Addressing the challenges raised by climate change, permaculture transpires as a robust solution. It is a potent system built around concepts of social and agricultural design, majorly employing the patterns found in natural ecosystems. Consequently, this approach strives to minimise waste, human labour, and energy input across various domains. This, in turn, results in the utilisation of fewer resources and energy.
Permaculture works in tandem with nature rather than going against it. While the use of synthetic fertilisers might seem like a rapid solution, it can result in the production of nitrous oxide and carbon dioxide. Permaculture food forests thrive on completely organic agriculture.
Embracing resilient techniques such as composting, no-till farming, and more effective fertiliser delivery, this system eliminates the presence of these poisonous gases. Moreover, the system supports the growth of diverse plant species that effectively absorb carbon dioxide and transform it into organic matter. This, as a result, enhances soil fertility while minimising atmospheric carbon levels.
When it comes to soil management, permaculture food forests prioritise perennial plants. The profound root system of such plants prevents soil erosion while improving soil stability and water retention. This minimises the effect of extreme weather events like droughts and floods, which are becoming commonplace as a result of climate change.
While sustainable soil management is one crucial aspect of permaculture, water conservation is another. Employing techniques including rainwater harvesting and mulching, the system minimises water waste. This is particularly useful for regions experiencing severe water shortages brought on by climate change.

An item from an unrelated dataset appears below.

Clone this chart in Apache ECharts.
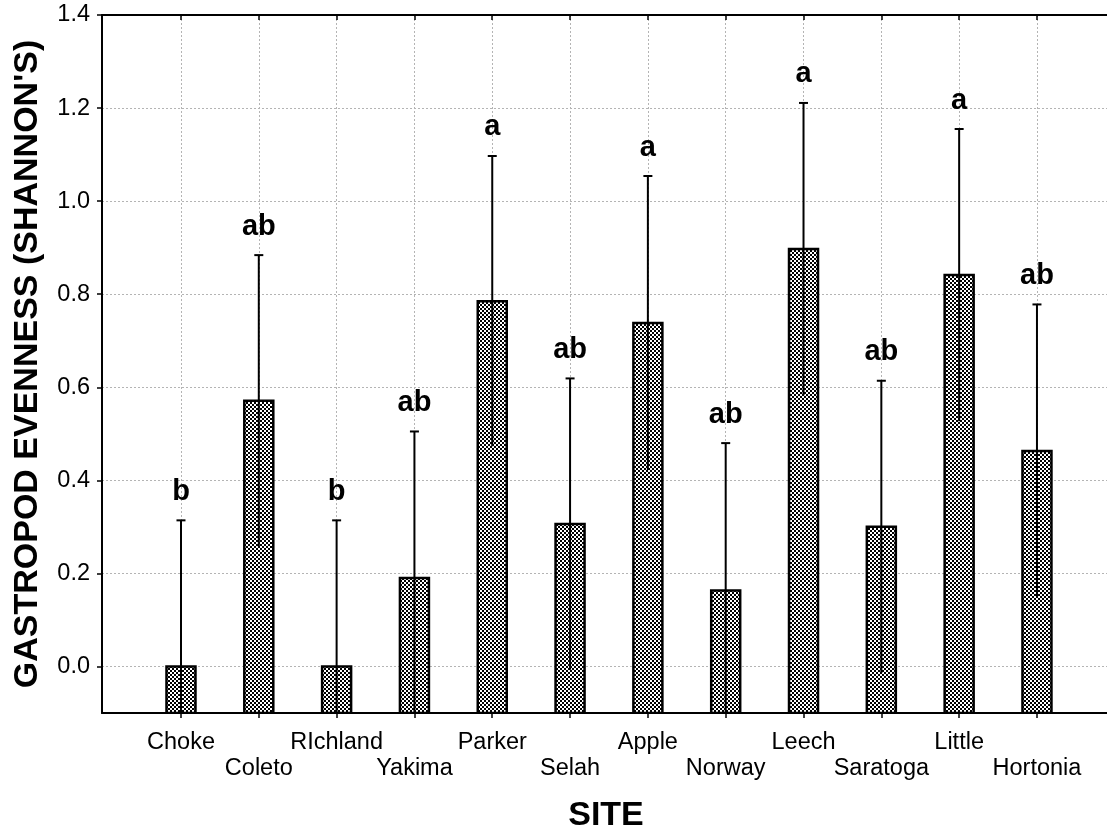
<!DOCTYPE html>
<html>
<head>
<meta charset="utf-8">
<script src="https://cdn.jsdelivr.net/npm/echarts@6/dist/echarts.min.js"></script>
<style>
  html, body { margin: 0; padding: 0; background: #fff; }
  #chart { width: 1107px; height: 833px; }
</style>
</head>
<body>
<div id="chart"></div>
<script>
// Sites, in plotting order
const sites = ['Choke', 'Coleto', 'RIchland', 'Yakima', 'Parker', 'Selah',
               'Apple', 'Norway', 'Leech', 'Saratoga', 'Little', 'Hortonia'];
// Position of each site along the x axis
const sitePositions = [1, 2, 3, 4, 5, 6, 7, 8, 9, 10, 11, 12];
// Mean gastropod evenness (Shannon's) per site
const evenness = [0.0, 0.571, 0.0, 0.190, 0.785, 0.306, 0.738, 0.163, 0.897, 0.300, 0.841, 0.463];
// Standard error of the mean per site
const stdErr = [0.314, 0.313, 0.314, 0.315, 0.312, 0.313, 0.316, 0.317, 0.314, 0.314, 0.314, 0.315];
// Homogeneous-group letters from the post-hoc comparison
const groups = ['b', 'ab', 'b', 'ab', 'a', 'ab', 'a', 'ab', 'a', 'ab', 'a', 'ab'];
// Y axis tick values
const yTicks = [0, 0.2, 0.4, 0.6, 0.8, 1.0, 1.2, 1.4];

const Y_MIN = -0.1, Y_MAX = 1.4;
const X_MIN = -0.015, X_MAX = 12.9;
const FONT = '"Liberation Sans", Arial, Helvetica, sans-serif';

// Fine checkerboard fill for the bars
const tile = document.createElement('canvas');
tile.width = 4; tile.height = 4;
const tctx = tile.getContext('2d');
tctx.fillStyle = '#fff'; tctx.fillRect(0, 0, 4, 4);
tctx.fillStyle = '#000'; tctx.fillRect(0, 0, 2, 2); tctx.fillRect(2, 2, 2, 2);
const checker = { image: tile, repeat: 'repeat' };

const seriesData = sitePositions.map((p, i) => [p, evenness[i], stdErr[i]]);

const gridLine = { show: true, lineStyle: { color: '#b4b4b4', width: 1, type: [2, 2] } };

const chart = echarts.init(document.getElementById('chart'), null, { renderer: 'canvas' });
chart.setOption({
  animation: false,
  backgroundColor: '#fff',
  grid: { left: 102, right: 0, top: 15, bottom: 120, containLabel: false },
  xAxis: [{
    type: 'value', position: 'bottom', min: X_MIN, max: X_MAX,
    axisLine: { show: true, onZero: false, lineStyle: { color: '#000', width: 2 } },
    axisTick: { show: true, inside: false, length: 5, customValues: sitePositions, lineStyle: { color: '#000', width: 1.5 } },
    axisLabel: {
      customValues: sitePositions, margin: 17,
      fontFamily: FONT, fontSize: 23.5, color: '#000', lineHeight: 26,
      formatter: v => {
        const i = Math.round(v) - 1;
        return i % 2 === 1 ? '\n' + sites[i] : sites[i];
      }
    },
    splitLine: gridLine
  }, {
    type: 'value', position: 'top', min: X_MIN, max: X_MAX,
    axisLine: { show: true, onZero: false, lineStyle: { color: '#000', width: 2 } },
    axisTick: { show: true, inside: true, length: 5, customValues: sitePositions, lineStyle: { color: '#000', width: 1.5 } },
    axisLabel: { show: false },
    splitLine: { show: false }
  }],
  yAxis: {
    type: 'value', min: Y_MIN, max: Y_MAX,
    axisLine: { show: true, onZero: false, lineStyle: { color: '#000', width: 2 } },
    axisTick: { show: true, inside: false, length: 5, customValues: yTicks, lineStyle: { color: '#000', width: 1.5 } },
    axisLabel: {
      customValues: yTicks, margin: 12,
      fontFamily: FONT, fontSize: 23.5, color: '#000',
      formatter: v => v.toFixed(1)
    },
    splitLine: gridLine
  },
  graphic: [{
    type: 'text', x: 28, y: 364, rotation: Math.PI / 2,
    style: {
      text: "GASTROPOD EVENNESS (SHANNON'S)", fill: '#000',
      font: 'bold 34px ' + FONT, align: 'center', verticalAlign: 'middle'
    }
  }, {
    type: 'text', x: 606, y: 816,
    style: {
      text: 'SITE', fill: '#000',
      font: 'bold 34px ' + FONT, align: 'center', verticalAlign: 'middle'
    }
  }],
  series: [{
    type: 'custom',
    xAxisIndex: 0,
    data: seriesData,
    clip: true,
    renderItem: (params, api) => {
      const x = api.value(0), m = api.value(1), se = api.value(2);
      const base = api.coord([x, Y_MIN]);
      const top = api.coord([x, m]);
      const hi = api.coord([x, m + se]);
      const lo = api.coord([x, Math.max(m - se, Y_MIN)]);
      const bw = 29;
      return {
        type: 'group',
        children: [{
          type: 'rect',
          shape: { x: top[0] - bw / 2, y: top[1], width: bw, height: base[1] - top[1] },
          style: { fill: checker, stroke: '#000', lineWidth: 2.5 }
        }, {
          type: 'line',
          shape: { x1: hi[0], y1: hi[1], x2: lo[0], y2: lo[1] },
          style: { stroke: '#000', lineWidth: 2 }
        }, {
          type: 'line',
          shape: { x1: hi[0] - 4.5, y1: hi[1], x2: hi[0] + 4.5, y2: hi[1] },
          style: { stroke: '#000', lineWidth: 2 }
        }, {
          type: 'text', x: hi[0], y: hi[1] - 14,
          style: {
            text: groups[params.dataIndex], fill: '#000',
            font: 'bold 29px ' + FONT, align: 'center', verticalAlign: 'bottom'
          }
        }]
      };
    }
  }]
});
</script>
</body>
</html>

While battling significant environmental concerns, permaculture encourages a connection between humans and the environment. By supporting local food production, these food forests minimise the carbon impact that comes with transporting food across large distances. Consequently, the effects of industrial farming practises are eliminated by small-scale agriculture. Overall, this approach promotes community engagement while simultaneously advancing food security.
Permaculture food forests: Unlocking a sustainable future
With environmental issues reaching an all-time high, permaculture food forests emerge as a regenerative solution. Among other threatening concerns, climate change has emerged as an imminent problem. By supporting natural ecosystems, organic agriculture, and localization, these food forests correspond to the pressing need to combat climate change.
As we address the challenges posed by climate change, permaculture food forests stand out as a potential panacea. By promoting a harmonious synergy between humans and nature, the system is a constructive step towards a sustainable future.